With the massive destruction Hurricane Sandy wreaked on coastal towns in New Jersey and New York, it's not surprising that we haven't heard much about Ellis Island. Those whose lives have been turned upside-down are naturally the first priority. But as a professional genealogist and history buff who also happens to be a New Jersey resident, I've been wondering. How did Ellis Island weather the storm?
The answer, it turns out, is still something of a work in progress. A National Parks Service assessment has been under way for a while, and Interior Secretary Ken Salazar gave a first indication yesterday when he said that $59 million would be required to repair the damage at Ellis and Liberty islands. Both have been closed since the hurricane, but it's still too soon to predict when they might re-open, though some have quietly speculated that this process could start next summer. In the meantime, an estimated 400 people who work primarily for the concessions, gift shops and ferries have found themselves unemployed.
I had the opportunity to speak with Peg Zitko, spokesperson for The Statue of Liberty-Ellis Island Foundation (SOLEIF), about Ellis Island specifically, and the good news is that the museum and library were largely unscathed. Even so, some 1.7 million documents and historical artifacts are being removed for safe-keeping, and it's likely that the opening of the second portion of the Peopling of America Center (scheduled for next year) will be delayed. Rather remarkably, the Wall of Honor, which includes the names of more than 700,000 immigrants, held together, demonstrating a resilience normally associated with the immigrants themselves. While some panels have been loosened, none were lost.
Walkways leading to the museum were badly jumbled with more than half of the pavers scattered by Sandy, but the bulk of the damage occurred as a result of flooding of the basement where the infrastructure -- heating, electrical, plumbing and so forth -- is housed. Though generators are in place, it may be some time before power is fully restored to the island. Servers for the American Family Immigration History Center (AFIHC) which allowed visitors to search for the arrival of their immigrant ancestors were also destroyed, but the database was hosted elsewhere so remains available for free at EllisIsland.org.

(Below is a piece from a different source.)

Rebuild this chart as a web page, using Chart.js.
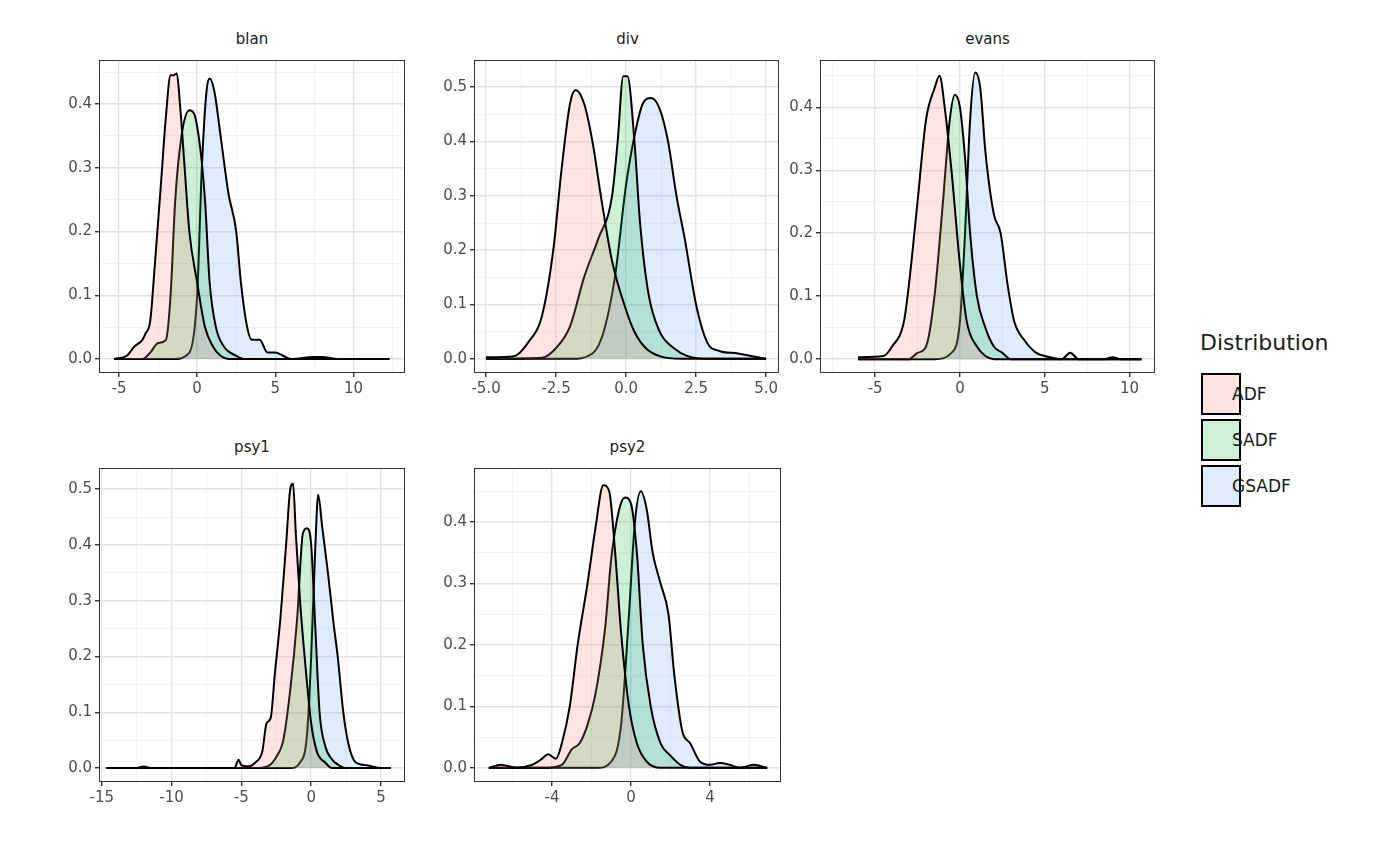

The foundation itself, normally headquartered at 17 Battery Place, was also displaced. As with the island, the offices remain intact, but the 14-foot surge that flooded the area gutted the infrastructure there as well. This "band on the run" phase was quickly resolved, though, thanks to the generosity of SOLEIF board member, Michael Donovan of Mediaocean, who donated office space and equipment so the foundation can continue its operations.
This was especially fortunate as this is a busy time of year since Ellis Island gifts are popular with those looking for something unique (Statue of Liberty Barbie, anyone?) or highly customized, such as an ancestor's passenger arrival record or memorializing the family name by having it inscribed on the American Immigrant Wall of Honor (acknowledged through a certificate in an embossed holder). And that's where we come in. Those of us who haven't quite finished our shopping might want to check out the holiday specials to find a gift for that someone who seemingly already has everything.
Ellis Island first opened in 1892 and burned to the ground in 1897. It re-opened in 1900 and closed down in 1954. With the help of SOLEIF, it welcomed the public again in 1990, and Sandy has shuttered it once more in 2012. Roughly 40 percent of Americans have one or more ancestors who came through Ellis Island, and virtually all of us have immigrant roots. Ms. Zitko emphasized that "everyone involved is eager to do whatever it takes to re-open" as soon as possible, and now we fortunate descendants have the opportunity to help, so please consider doing a little shopping or showing your support by joining the foundation or making a donation. Your bubbe, nonna, oma, baba or nana would approve.